Aquaflow’s next step is to increase the production from its new technology and test its product in a range of diesel engines. It has recently applied for funding for further research and development of the technology from the Foundation for Research, Science and Technology. There will be an opportunity for further private investment when Aquaflow updates its share register shortly.

“The market potential for this product is almost unlimited in the ‘Peak Oil’ environment we are in, as there is now a global demand for bio-diesel of billions of litres per year,” says Leay.

Leay adds that Aquaflow would begin commercial production immediately on a small scale, and gradually build it up as optimal scale manufacturing technology was proven. Production is somewhat weather-dependant as algae thrive better on high sunshine levels.
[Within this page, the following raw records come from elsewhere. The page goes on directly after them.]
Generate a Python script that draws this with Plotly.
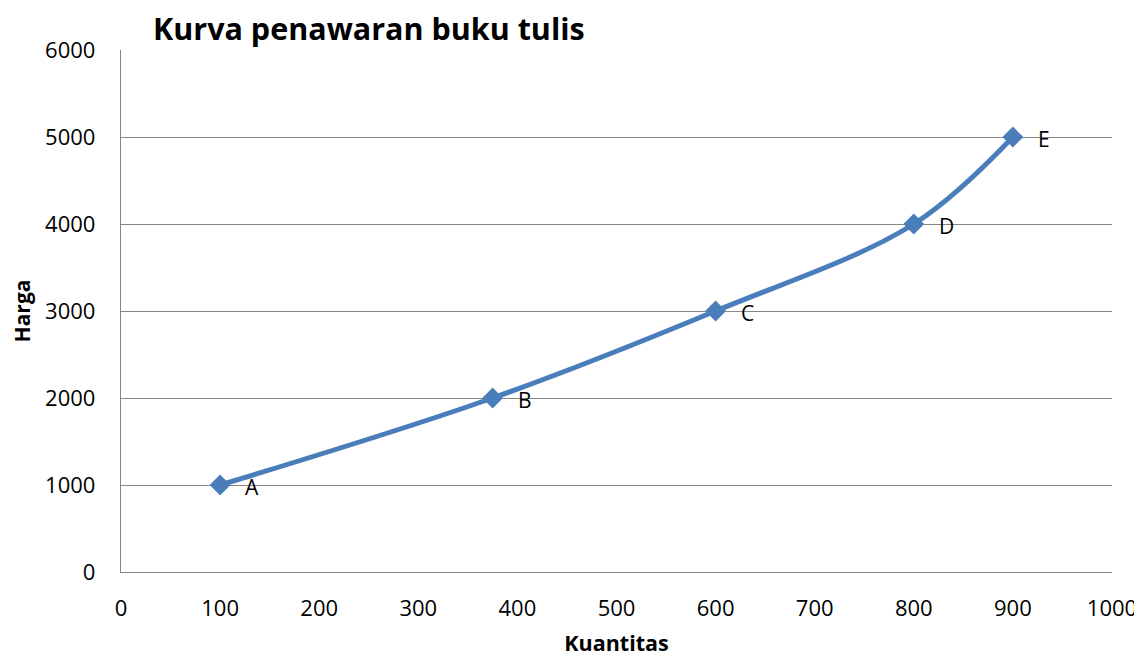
import plotly.graph_objects as go

kuantitas = [100, 375, 600, 800, 900]
harga = [1000, 2000, 3000, 4000, 5000]
labels = ["A", "B", "C", "D", "E"]

FONT = "Open Sans"
blue = "#4A7EBB"

fig = go.Figure()
fig.add_trace(go.Scatter(
    x=kuantitas, y=harga, mode="lines+markers",
    line=dict(color=blue, width=5, shape="spline", smoothing=1.0),
    marker=dict(symbol="diamond", size=16, color=blue),
    showlegend=False, hoverinfo="x+y"))

for xv, yv, t in zip(kuantitas, harga, labels):
    fig.add_annotation(x=xv, y=yv, text=t, showarrow=False, xanchor="left",
                       xshift=23, yshift=-2, font=dict(family=FONT, size=21, color="black"))

fig.update_layout(
    width=1134, height=650,
    margin=dict(l=113, r=30, t=42, b=86, autoexpand=False),
    paper_bgcolor="white", plot_bgcolor="white",
    font=dict(family=FONT, size=22, color="black"),
    title=dict(text="<b>Kurva penawaran buku tulis</b>", x=145/1134, xanchor="left",
               y=1 - 21/650, yanchor="middle", font=dict(family=FONT, size=30.5, color="black")),
    xaxis=dict(range=[0, 1000], dtick=100, showgrid=False, zeroline=False, automargin=False,
               showline=True, linecolor="#868686", linewidth=1.3, ticks="",
               tickfont=dict(size=22), ticklabelstandoff=16,
               title=dict(text="<b>Kuantitas</b>", font=dict(size=21.5), standoff=15)),
    yaxis=dict(range=[0, 6000], dtick=1000, showgrid=True, gridcolor="#868686", gridwidth=1.3,
               zeroline=False, showline=True, linecolor="#868686", linewidth=1.3, ticks="",
               automargin=False,
               tickfont=dict(size=22), ticklabelstandoff=20,
               title=dict(text="<b>Harga</b>", font=dict(size=21), standoff=11)),
)
fig.write_html("out.html")
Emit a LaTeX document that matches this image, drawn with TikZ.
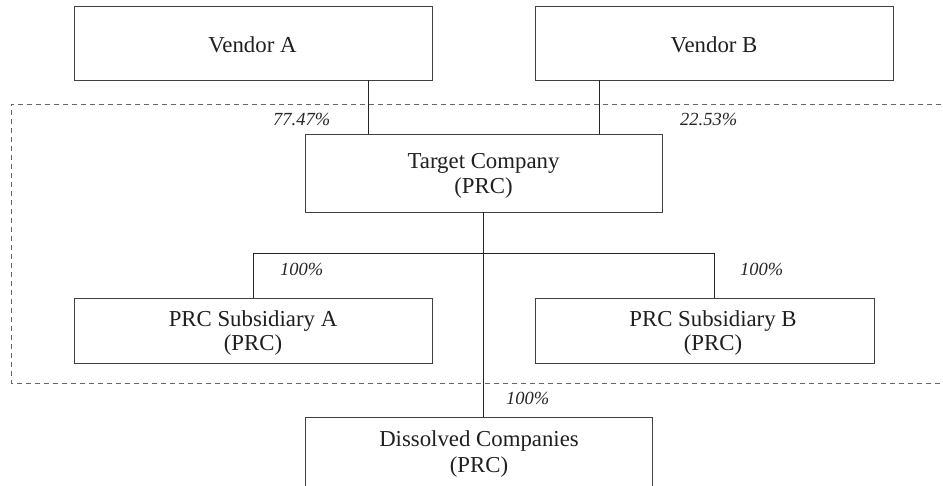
\documentclass[tikz,border=0pt]{standalone}
\usepackage{fontspec}
\setmainfont{Liberation Serif}
\begin{document}
\begin{tikzpicture}[x=1pt,y=-1pt,
  box/.style={draw=black!75, line width=0.85pt, rectangle, inner sep=0pt, outer sep=0pt},
  lbl/.style={font=\fontsize{22.8}{25}\selectfont, text=black!88, inner sep=0pt, anchor=base},
  pct/.style={font=\fontsize{18.5}{20}\selectfont\itshape, text=black!85, inner sep=0pt, anchor=base west},
  link/.style={draw=black!85, line width=0.8pt},
  group/.style={draw=black!60, line width=0.9pt, dash pattern=on 5pt off 4pt}]
\useasboundingbox (0,0) rectangle (943,485);

% dashed grouping frame (open to the right)
\draw[group] (950,104) -- (11,104) -- (11,383) -- (950,383);

% boxes
\node[box, minimum width=358, minimum height=74] (va) at (253,43) {};
\node[box, minimum width=358, minimum height=74] (vb) at (714,43) {};
\node[box, minimum width=357, minimum height=78] (tc) at (483.5,173) {};
\node[box, minimum width=358, minimum height=65] (sa) at (253,330.5) {};
\node[box, minimum width=339, minimum height=65] (sb) at (704.5,330.5) {};
\node[box, minimum width=347, minimum height=80] (dc) at (478.5,457) {};

% box texts
\node[lbl] (vaT) at (252.5,52) {Vendor A};
\node[lbl] (vbT) at (714,52) {Vendor B};
\node[lbl] (tcT1) at (483.5,168) {Target Company};
\node[lbl] (tcT2) at (483.5,193) {(PRC)};
\node[lbl] (saT1) at (253,326) {PRC Subsidiary A};
\node[lbl] (saT2) at (253,350) {(PRC)};
\node[lbl] (sbT1) at (713,326) {PRC Subsidiary B};
\node[lbl] (sbT2) at (713,350) {(PRC)};
\node[lbl] (dcT1) at (479,446) {Dissolved Companies};
\node[lbl] (dcT2) at (479,472) {(PRC)};

% connector positions
\coordinate (xa) at (368,0);
\coordinate (xb) at (599,0);
\coordinate (trunk) at (483,0);
\coordinate (barL) at (253,253);
\coordinate (barR) at (714,253);

% connectors
\draw[link] (va.south -| xa) -- (tc.north -| xa);
\draw[link] (vb.south -| xb) -- (tc.north -| xb);
\draw[link] (tc.south -| trunk) -- (dc.north -| trunk);
\draw[link] (sa.north -| barL) -- (barL) -- (barR) -- (sb.north -| barR);

% shareholdings
\node[pct] (pA) at (273,125) {77.47\%};
\node[pct] (pB) at (680,125) {22.53\%};
\node[pct] (pSA) at (280,275) {100\%};
\node[pct] (pSB) at (740,275) {100\%};
\node[pct] (pDC) at (506,404) {100\%};
\end{tikzpicture}
\end{document}
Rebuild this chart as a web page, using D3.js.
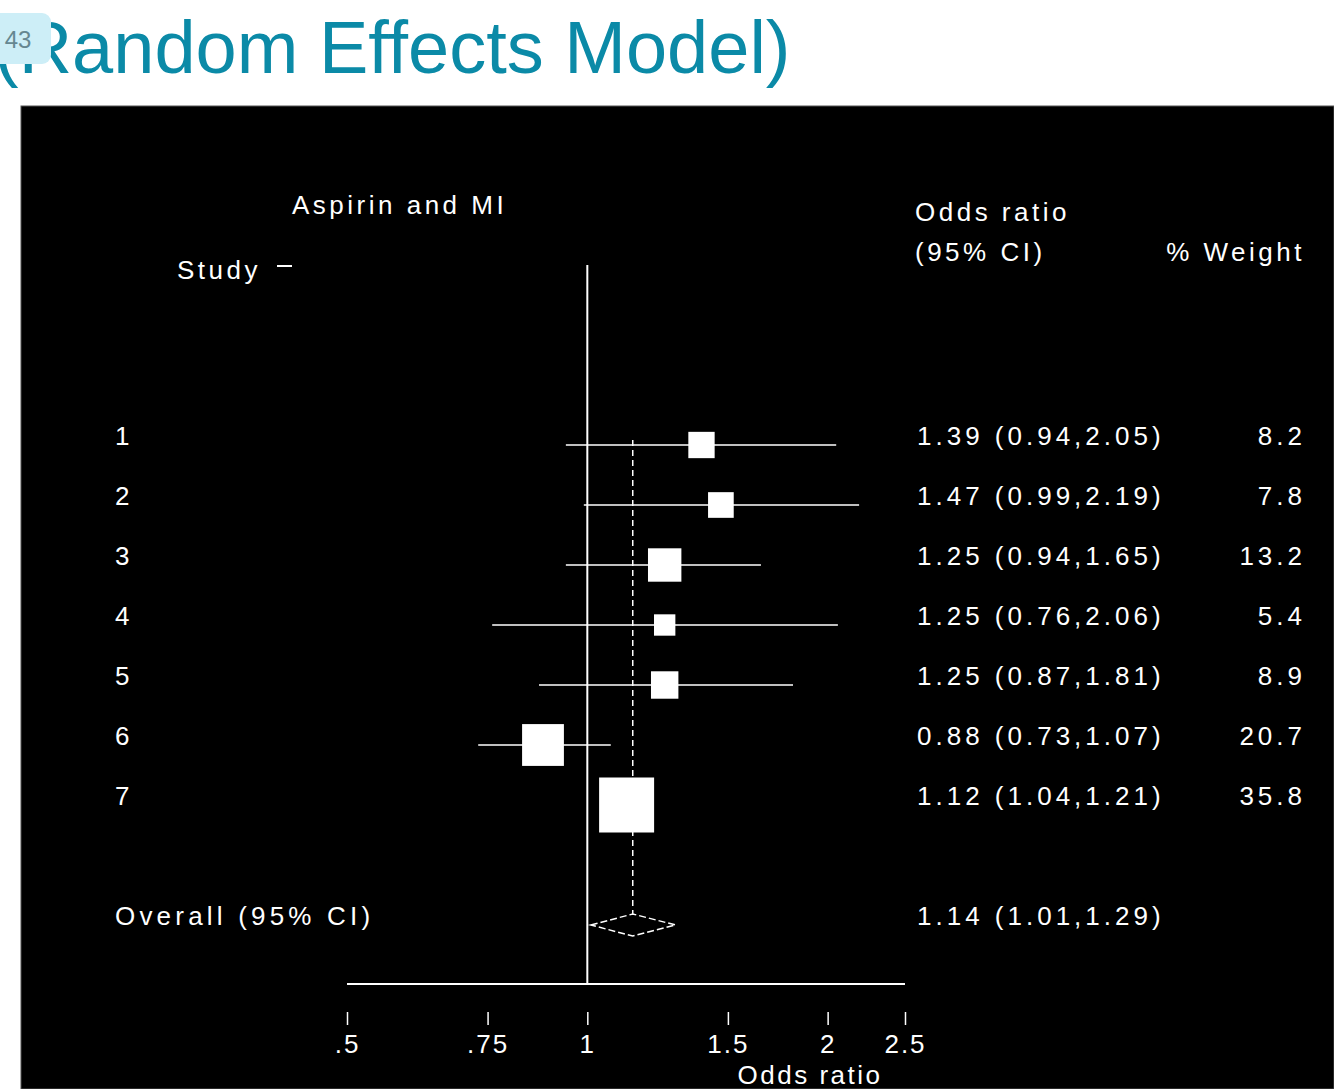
<!DOCTYPE html>
<html>
<head>
<meta charset="utf-8">
<script src="https://cdn.jsdelivr.net/npm/d3@7"></script>
<style>
  body { margin: 0; background: #fff; overflow: hidden; }
  svg { display: block; }
  .lbl { font-family: "Liberation Sans", Arial, sans-serif; font-size: 26px; fill: #fff; letter-spacing: 3.5px; }
  .num { letter-spacing: 4px; }
</style>
</head>
<body>
<div id="chart"></div>
<script>
// study data (Aspirin and MI, random effects)
var studies = ["1", "2", "3", "4", "5", "6", "7"];
var oddsRatio = [1.39, 1.47, 1.25, 1.25, 1.25, 0.88, 1.12];
var ciLow = [0.94, 0.99, 0.94, 0.76, 0.87, 0.73, 1.04];
var ciHigh = [2.05, 2.19, 1.65, 2.06, 1.81, 1.07, 1.21];
var weights = [8.2, 7.8, 13.2, 5.4, 8.9, 20.7, 35.8];
var overall = [1.14, 1.01, 1.29];   // estimate, low, high
var tickValues = [0.5, 0.75, 1, 1.5, 2, 2.5];
var tickLabels = [".5", ".75", "1", "1.5", "2", "2.5"];

var W = 1334, H = 1089;

var svg = d3.select("#chart").append("svg")
  .attr("width", W)
  .attr("height", H);

// black panel
svg.append("rect")
  .attr("x", 21).attr("y", 106)
  .attr("width", W - 21).attr("height", H - 106)
  .attr("fill", "#000")
  .attr("stroke", "#555")
  .attr("stroke-width", 1);

// slide title + page badge
svg.append("text")
  .attr("x", -6).attr("y", 73)
  .attr("font-family", "Liberation Sans, Arial, sans-serif")
  .attr("font-size", 74)
  .attr("fill", "#0b8aa7")
  .text("(Random Effects Model)");

var badge = svg.append("g");
badge.append("rect")
  .attr("x", -10).attr("y", 13)
  .attr("width", 61).attr("height", 51)
  .attr("rx", 9)
  .attr("fill", "#cdeef7");
badge.append("text")
  .attr("x", 18).attr("y", 48)
  .attr("text-anchor", "middle")
  .attr("font-family", "Liberation Sans, Arial, sans-serif")
  .attr("font-size", 24)
  .attr("fill", "#668791")
  .text("43");

// scales
var x = d3.scaleLog().domain([0.5, 2.5]).range([347, 905]);
var y = d3.scaleLinear().domain([1, 9]).range([445, 925]);
var side = d3.scaleSqrt().domain([0, d3.max(weights)]).range([0, 55]);
var f2 = d3.format(".2f");

var rows = studies.map(function(s, i) {
  return { study: s, or: oddsRatio[i], lo: ciLow[i], hi: ciHigh[i], w: weights[i], row: i + 1 };
});

var axisY = 984;

// header texts
svg.append("text").attr("class", "lbl").attr("x", 292).attr("y", 214).text("Aspirin and MI");
svg.append("text").attr("class", "lbl").attr("x", 177).attr("y", 279).text("Study");
svg.append("line")
  .attr("x1", 277).attr("x2", 292)
  .attr("y1", 266).attr("y2", 266)
  .attr("stroke", "#fff").attr("stroke-width", 2);
svg.append("text").attr("class", "lbl").attr("x", 915).attr("y", 221).text("Odds ratio");
svg.append("text").attr("class", "lbl").attr("x", 915).attr("y", 261).text("(95% CI)");
svg.append("text").attr("class", "lbl").attr("x", 1305).attr("y", 261)
  .attr("text-anchor", "end").text("% Weight");

// null line at OR = 1
svg.append("line")
  .attr("x1", x(1)).attr("x2", x(1))
  .attr("y1", 265).attr("y2", axisY)
  .attr("stroke", "#fff").attr("stroke-width", 2);

// dashed line at overall estimate
svg.append("line")
  .attr("x1", x(overall[0])).attr("x2", x(overall[0]))
  .attr("y1", y(1) - 5).attr("y2", y(9) - 11)
  .attr("stroke", "#fff").attr("stroke-width", 1.5)
  .attr("stroke-dasharray", "6,4");

var g = svg.append("g").attr("class", "studies");

g.selectAll("line.ci")
  .data(rows)
  .enter().append("line")
  .attr("class", "ci")
  .attr("x1", function(d) { return x(d.lo); })
  .attr("x2", function(d) { return x(d.hi); })
  .attr("y1", function(d) { return y(d.row); })
  .attr("y2", function(d) { return y(d.row); })
  .attr("stroke", "#fff")
  .attr("stroke-width", 1.5);

g.selectAll("rect.box")
  .data(rows)
  .enter().append("rect")
  .attr("class", "box")
  .attr("x", function(d) { return x(d.or) - side(d.w) / 2; })
  .attr("y", function(d) { return y(d.row) - side(d.w) / 2; })
  .attr("width", function(d) { return side(d.w); })
  .attr("height", function(d) { return side(d.w); })
  .attr("fill", "#fff");

g.selectAll("text.study")
  .data(rows)
  .enter().append("text")
  .attr("class", "lbl study")
  .attr("x", 115)
  .attr("y", function(d) { return y(d.row); })
  .text(function(d) { return d.study; });

g.selectAll("text.est")
  .data(rows)
  .enter().append("text")
  .attr("class", "lbl num est")
  .attr("x", 917)
  .attr("y", function(d) { return y(d.row); })
  .text(function(d) { return f2(d.or) + " (" + f2(d.lo) + "," + f2(d.hi) + ")"; });

g.selectAll("text.wt")
  .data(rows)
  .enter().append("text")
  .attr("class", "lbl num wt")
  .attr("x", 1306)
  .attr("y", function(d) { return y(d.row); })
  .attr("text-anchor", "end")
  .text(function(d) { return d3.format(".1f")(d.w); });

// overall diamond
var oy = y(9);
svg.append("polygon")
  .attr("points", [
    [x(overall[1]), oy].join(","),
    [x(overall[0]), oy - 11].join(","),
    [x(overall[2]), oy].join(","),
    [x(overall[0]), oy + 11].join(",")
  ].join(" "))
  .attr("fill", "none")
  .attr("stroke", "#fff")
  .attr("stroke-width", 1.5)
  .attr("stroke-dasharray", "7,3");

svg.append("text").attr("class", "lbl").attr("x", 115).attr("y", oy)
  .style("letter-spacing", "4.2px").text("Overall (95% CI)");
svg.append("text").attr("class", "lbl num").attr("x", 917).attr("y", oy)
  .text(f2(overall[0]) + " (" + f2(overall[1]) + "," + f2(overall[2]) + ")");

// x axis: baseline, then detached ticks below
svg.append("line")
  .attr("x1", x(0.5)).attr("x2", x(2.5))
  .attr("y1", axisY).attr("y2", axisY)
  .attr("stroke", "#fff").attr("stroke-width", 2);

var axis = d3.axisBottom(x)
  .tickValues(tickValues)
  .tickSize(13)
  .tickPadding(10)
  .tickFormat(function(d, i) { return tickLabels[i]; });

var ax = svg.append("g")
  .attr("transform", "translate(0,1012)")
  .call(axis);
ax.select(".domain").remove();
ax.selectAll(".tick line").attr("stroke", "#fff").attr("stroke-width", 1.5);
ax.selectAll(".tick text")
  .attr("class", "lbl")
  .attr("fill", "#fff")
  .style("font-size", "26px")
  .style("letter-spacing", "2px")
  .style("font-family", "Liberation Sans, Arial, sans-serif");

svg.append("text").attr("class", "lbl")
  .attr("x", 810).attr("y", 1084)
  .attr("text-anchor", "middle")
  .style("letter-spacing", "2.5px")
  .text("Odds ratio");
</script>
</body>
</html>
Consequently, sunny Blenheim was selected as the ideal environment to start in.

“We expect to produce at least 1,000,000 litres of bio-diesel per year from Blenheim,” says Leay.

Aquaflow could reproduce the bio-diesel process in many other areas of New Zealand and overseas countries could also be interested in the technology.

Unlike some bio-fuels which require crops to be specially grown and thereby compete for land use with food production, and use other scarce resources of fuel, chemicals and fertilizers, the source for algae-based bio-diesel already exists extensively and the process produces a sustainable net energy gain by capturing free solar energy from the sun.